STATED PROBLEM
From the data that follows, copy every line holding the string "this".

DATASET CONTENT
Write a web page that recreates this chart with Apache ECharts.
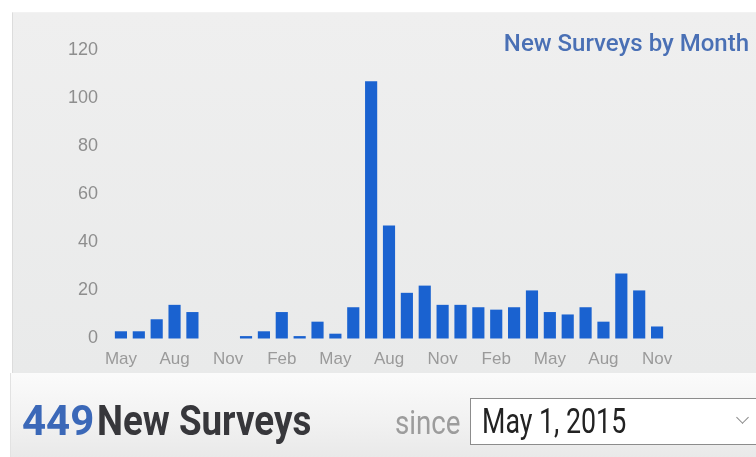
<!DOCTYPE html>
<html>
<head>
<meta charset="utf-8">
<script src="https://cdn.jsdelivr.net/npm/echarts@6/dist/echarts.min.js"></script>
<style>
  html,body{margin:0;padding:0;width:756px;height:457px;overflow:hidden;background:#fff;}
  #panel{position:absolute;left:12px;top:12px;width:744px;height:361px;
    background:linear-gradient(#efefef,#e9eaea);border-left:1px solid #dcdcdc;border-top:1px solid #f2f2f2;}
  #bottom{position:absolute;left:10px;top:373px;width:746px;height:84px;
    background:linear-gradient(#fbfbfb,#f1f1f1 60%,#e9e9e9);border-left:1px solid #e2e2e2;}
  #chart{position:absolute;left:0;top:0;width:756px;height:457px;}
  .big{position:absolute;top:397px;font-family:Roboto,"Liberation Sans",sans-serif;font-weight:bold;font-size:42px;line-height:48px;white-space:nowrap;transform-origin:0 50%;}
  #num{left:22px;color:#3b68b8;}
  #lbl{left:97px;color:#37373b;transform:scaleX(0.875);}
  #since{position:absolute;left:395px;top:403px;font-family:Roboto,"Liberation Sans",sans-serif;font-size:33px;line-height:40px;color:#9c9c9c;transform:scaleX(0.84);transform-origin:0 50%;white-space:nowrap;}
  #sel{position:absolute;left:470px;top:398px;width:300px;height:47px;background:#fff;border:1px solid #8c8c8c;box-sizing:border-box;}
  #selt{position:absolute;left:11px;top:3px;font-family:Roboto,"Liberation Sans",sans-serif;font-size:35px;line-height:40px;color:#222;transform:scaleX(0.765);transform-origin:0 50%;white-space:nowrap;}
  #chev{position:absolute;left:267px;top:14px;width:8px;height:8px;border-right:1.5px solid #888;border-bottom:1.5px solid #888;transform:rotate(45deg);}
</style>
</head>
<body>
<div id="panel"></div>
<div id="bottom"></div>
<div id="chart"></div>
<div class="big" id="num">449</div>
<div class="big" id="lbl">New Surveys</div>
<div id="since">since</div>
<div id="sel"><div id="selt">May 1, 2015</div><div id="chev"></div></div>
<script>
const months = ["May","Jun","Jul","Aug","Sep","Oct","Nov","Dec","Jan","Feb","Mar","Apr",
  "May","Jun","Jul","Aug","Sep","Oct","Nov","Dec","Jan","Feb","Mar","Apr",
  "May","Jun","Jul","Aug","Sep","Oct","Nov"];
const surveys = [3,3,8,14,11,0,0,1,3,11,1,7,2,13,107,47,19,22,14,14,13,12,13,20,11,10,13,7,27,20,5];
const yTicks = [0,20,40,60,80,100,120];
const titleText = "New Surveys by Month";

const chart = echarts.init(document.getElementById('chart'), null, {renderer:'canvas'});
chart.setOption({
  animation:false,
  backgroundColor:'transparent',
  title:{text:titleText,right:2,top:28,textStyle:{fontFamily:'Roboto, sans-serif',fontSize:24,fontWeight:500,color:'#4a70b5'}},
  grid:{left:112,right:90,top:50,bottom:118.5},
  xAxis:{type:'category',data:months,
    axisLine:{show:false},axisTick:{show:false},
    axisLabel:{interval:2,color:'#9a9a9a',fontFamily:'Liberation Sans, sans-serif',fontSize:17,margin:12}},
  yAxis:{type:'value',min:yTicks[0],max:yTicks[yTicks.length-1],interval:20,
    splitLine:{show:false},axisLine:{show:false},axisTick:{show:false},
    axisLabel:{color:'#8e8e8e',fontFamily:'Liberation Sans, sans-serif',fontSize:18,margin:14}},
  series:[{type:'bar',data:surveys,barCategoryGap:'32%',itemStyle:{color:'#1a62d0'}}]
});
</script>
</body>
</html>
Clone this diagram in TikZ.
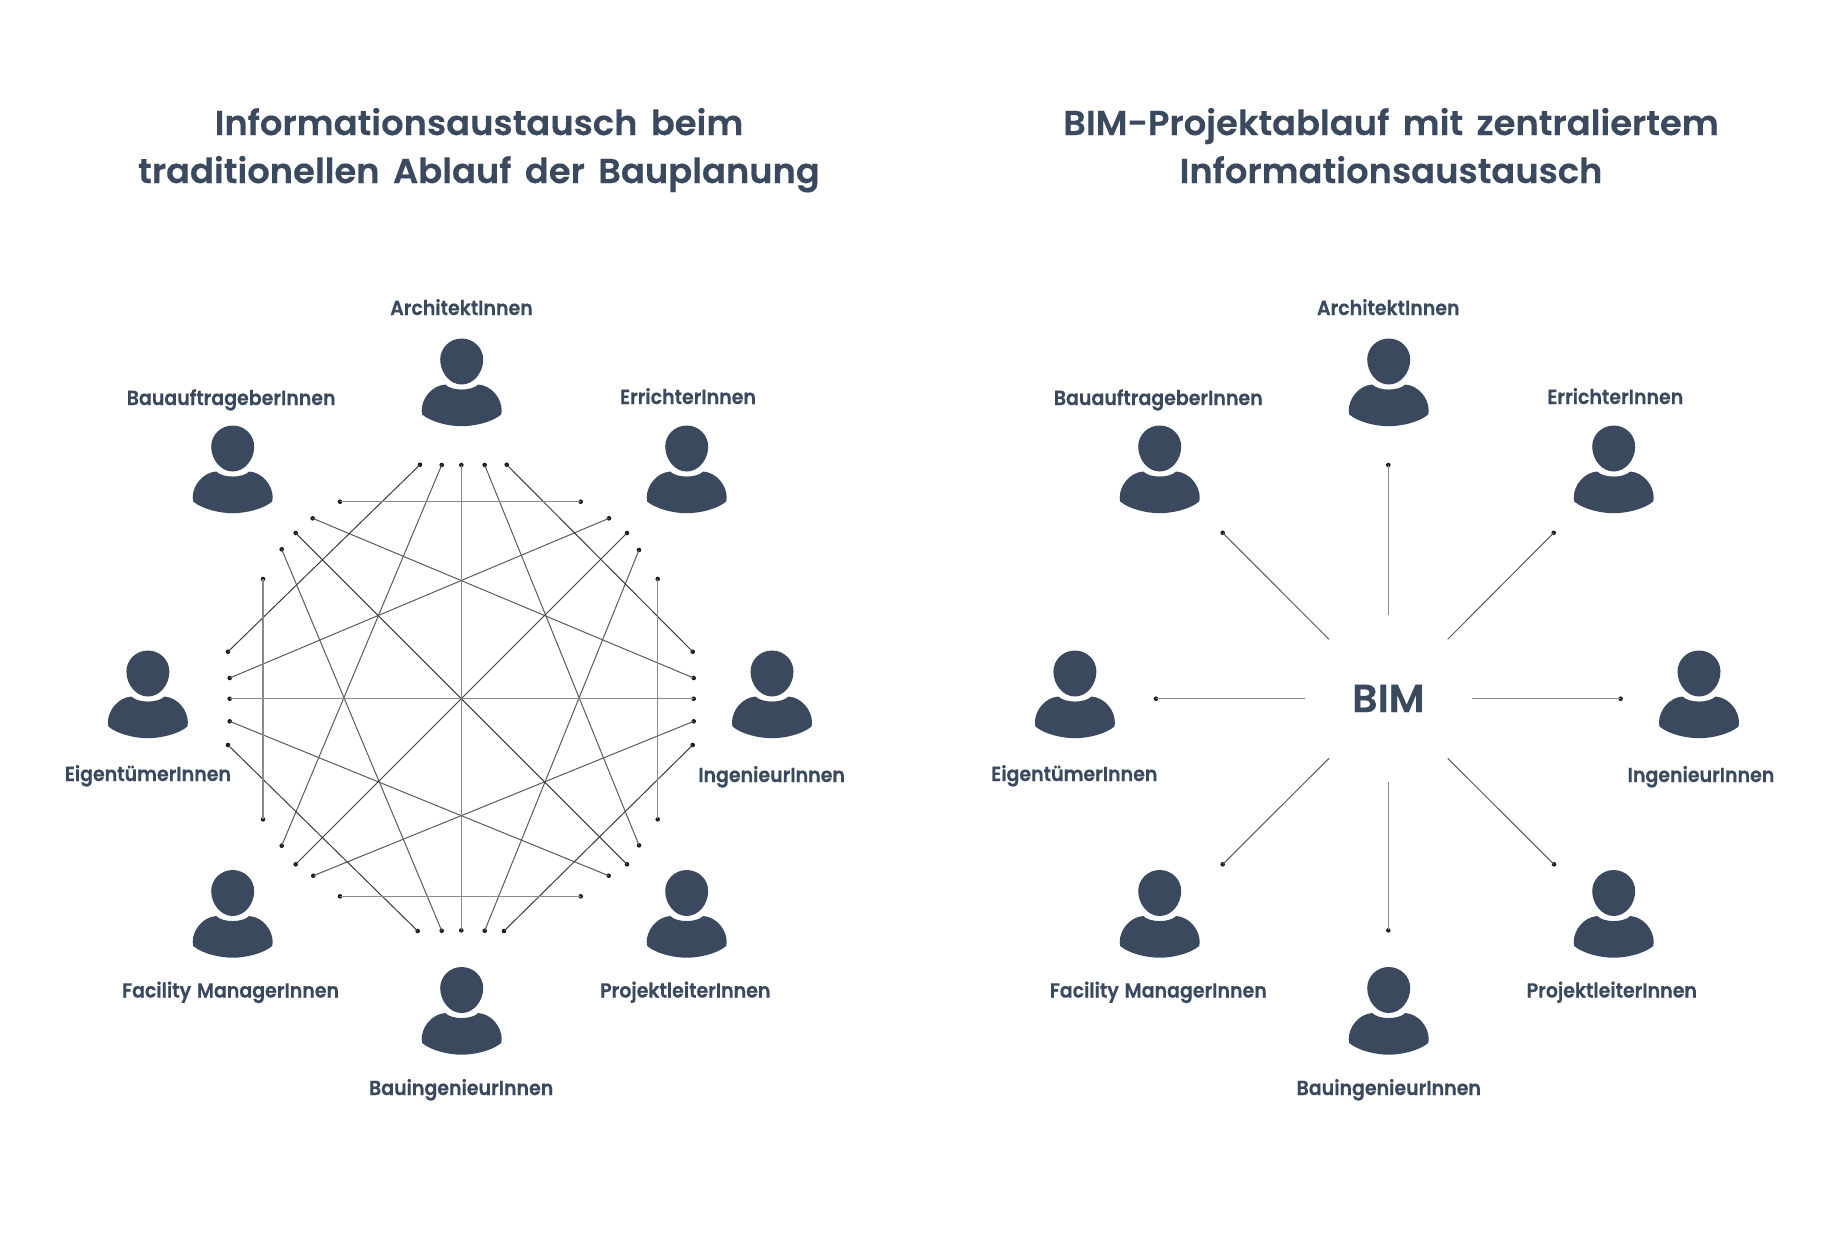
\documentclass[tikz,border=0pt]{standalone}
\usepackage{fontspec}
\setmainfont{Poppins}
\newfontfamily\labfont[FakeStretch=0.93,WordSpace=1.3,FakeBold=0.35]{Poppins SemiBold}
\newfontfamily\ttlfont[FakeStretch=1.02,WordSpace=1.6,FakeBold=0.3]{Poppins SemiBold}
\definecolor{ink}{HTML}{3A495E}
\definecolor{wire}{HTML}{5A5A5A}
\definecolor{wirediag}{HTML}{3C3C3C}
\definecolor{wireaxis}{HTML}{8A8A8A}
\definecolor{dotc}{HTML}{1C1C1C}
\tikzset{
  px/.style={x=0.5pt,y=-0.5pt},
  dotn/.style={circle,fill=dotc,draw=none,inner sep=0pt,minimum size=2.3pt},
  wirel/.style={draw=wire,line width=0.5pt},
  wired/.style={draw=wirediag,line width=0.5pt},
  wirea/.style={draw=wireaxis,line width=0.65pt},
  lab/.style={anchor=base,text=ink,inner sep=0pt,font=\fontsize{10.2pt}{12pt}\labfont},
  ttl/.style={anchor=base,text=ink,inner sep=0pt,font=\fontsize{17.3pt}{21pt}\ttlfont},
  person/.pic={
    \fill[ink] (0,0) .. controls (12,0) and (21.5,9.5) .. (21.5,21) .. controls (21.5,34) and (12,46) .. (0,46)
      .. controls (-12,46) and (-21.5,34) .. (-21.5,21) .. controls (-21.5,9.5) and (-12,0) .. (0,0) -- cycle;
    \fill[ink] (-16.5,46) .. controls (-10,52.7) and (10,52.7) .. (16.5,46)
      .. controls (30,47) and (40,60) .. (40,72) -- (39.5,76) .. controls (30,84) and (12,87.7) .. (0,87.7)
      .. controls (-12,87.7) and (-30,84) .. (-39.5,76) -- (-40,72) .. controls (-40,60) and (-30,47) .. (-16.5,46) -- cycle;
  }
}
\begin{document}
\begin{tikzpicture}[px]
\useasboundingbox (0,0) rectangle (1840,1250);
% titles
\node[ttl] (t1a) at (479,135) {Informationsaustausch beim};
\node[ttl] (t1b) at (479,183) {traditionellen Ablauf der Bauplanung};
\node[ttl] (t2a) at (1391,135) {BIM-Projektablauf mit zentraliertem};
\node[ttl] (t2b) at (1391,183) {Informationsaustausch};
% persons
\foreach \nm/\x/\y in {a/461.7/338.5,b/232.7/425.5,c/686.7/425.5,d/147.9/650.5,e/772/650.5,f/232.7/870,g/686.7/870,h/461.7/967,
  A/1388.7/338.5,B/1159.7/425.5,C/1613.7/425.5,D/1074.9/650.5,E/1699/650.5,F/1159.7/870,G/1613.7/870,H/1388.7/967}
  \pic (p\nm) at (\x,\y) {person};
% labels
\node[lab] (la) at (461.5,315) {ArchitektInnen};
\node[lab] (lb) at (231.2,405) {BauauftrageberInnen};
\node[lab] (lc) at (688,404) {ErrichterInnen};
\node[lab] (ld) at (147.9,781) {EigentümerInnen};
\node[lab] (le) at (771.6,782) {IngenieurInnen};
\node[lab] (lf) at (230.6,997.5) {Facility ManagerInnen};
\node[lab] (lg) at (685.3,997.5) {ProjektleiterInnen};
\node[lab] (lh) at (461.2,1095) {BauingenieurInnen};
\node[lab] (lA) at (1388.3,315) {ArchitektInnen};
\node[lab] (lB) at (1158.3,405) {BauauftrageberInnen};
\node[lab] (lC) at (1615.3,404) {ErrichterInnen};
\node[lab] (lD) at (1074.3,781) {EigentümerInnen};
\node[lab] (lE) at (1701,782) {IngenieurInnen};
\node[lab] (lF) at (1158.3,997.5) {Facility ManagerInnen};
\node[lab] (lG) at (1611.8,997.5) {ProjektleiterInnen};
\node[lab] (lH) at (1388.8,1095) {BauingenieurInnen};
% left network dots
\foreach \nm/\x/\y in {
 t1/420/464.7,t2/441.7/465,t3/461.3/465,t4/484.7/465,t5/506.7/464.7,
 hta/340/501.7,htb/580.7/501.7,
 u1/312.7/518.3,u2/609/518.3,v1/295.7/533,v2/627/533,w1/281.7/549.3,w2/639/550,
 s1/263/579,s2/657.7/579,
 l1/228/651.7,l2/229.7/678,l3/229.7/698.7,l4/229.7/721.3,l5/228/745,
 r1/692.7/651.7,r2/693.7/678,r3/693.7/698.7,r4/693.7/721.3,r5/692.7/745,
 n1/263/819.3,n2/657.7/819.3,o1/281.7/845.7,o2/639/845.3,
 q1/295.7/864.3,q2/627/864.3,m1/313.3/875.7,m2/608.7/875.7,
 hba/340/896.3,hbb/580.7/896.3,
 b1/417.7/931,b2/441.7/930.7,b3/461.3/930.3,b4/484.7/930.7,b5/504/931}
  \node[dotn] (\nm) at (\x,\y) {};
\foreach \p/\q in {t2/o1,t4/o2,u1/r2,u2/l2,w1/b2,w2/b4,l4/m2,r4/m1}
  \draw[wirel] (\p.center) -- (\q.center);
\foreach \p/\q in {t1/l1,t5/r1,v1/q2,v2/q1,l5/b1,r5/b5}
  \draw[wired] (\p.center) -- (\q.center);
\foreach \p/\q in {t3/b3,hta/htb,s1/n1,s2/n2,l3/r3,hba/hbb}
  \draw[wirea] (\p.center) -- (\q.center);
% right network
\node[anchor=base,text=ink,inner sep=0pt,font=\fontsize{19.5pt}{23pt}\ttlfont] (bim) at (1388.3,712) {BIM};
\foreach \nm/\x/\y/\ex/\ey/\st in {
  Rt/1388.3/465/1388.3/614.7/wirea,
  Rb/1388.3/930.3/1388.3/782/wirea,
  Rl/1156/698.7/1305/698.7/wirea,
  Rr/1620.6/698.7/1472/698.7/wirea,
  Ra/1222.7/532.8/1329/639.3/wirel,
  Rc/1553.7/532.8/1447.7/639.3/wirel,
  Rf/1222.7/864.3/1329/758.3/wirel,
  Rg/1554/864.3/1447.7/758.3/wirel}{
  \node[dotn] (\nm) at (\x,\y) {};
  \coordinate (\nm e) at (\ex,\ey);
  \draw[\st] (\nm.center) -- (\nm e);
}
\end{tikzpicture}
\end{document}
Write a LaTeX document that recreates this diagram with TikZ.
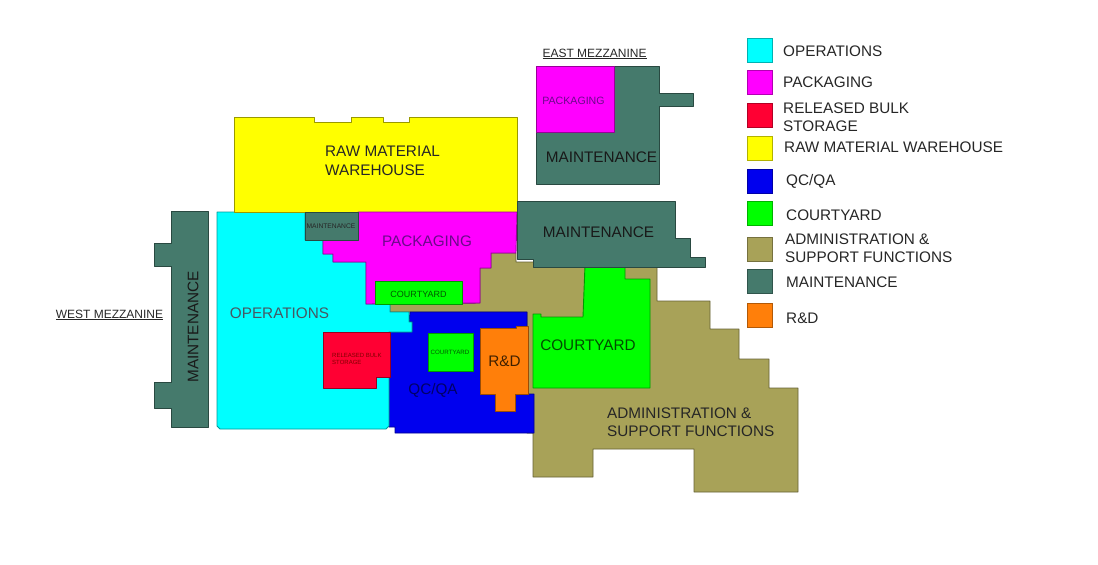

OUTPUT OF THE TASK
Write a web page that recreates this chart with Apache ECharts.
Clone this diagram in TikZ.
Write a LaTeX document that recreates this diagram with TikZ.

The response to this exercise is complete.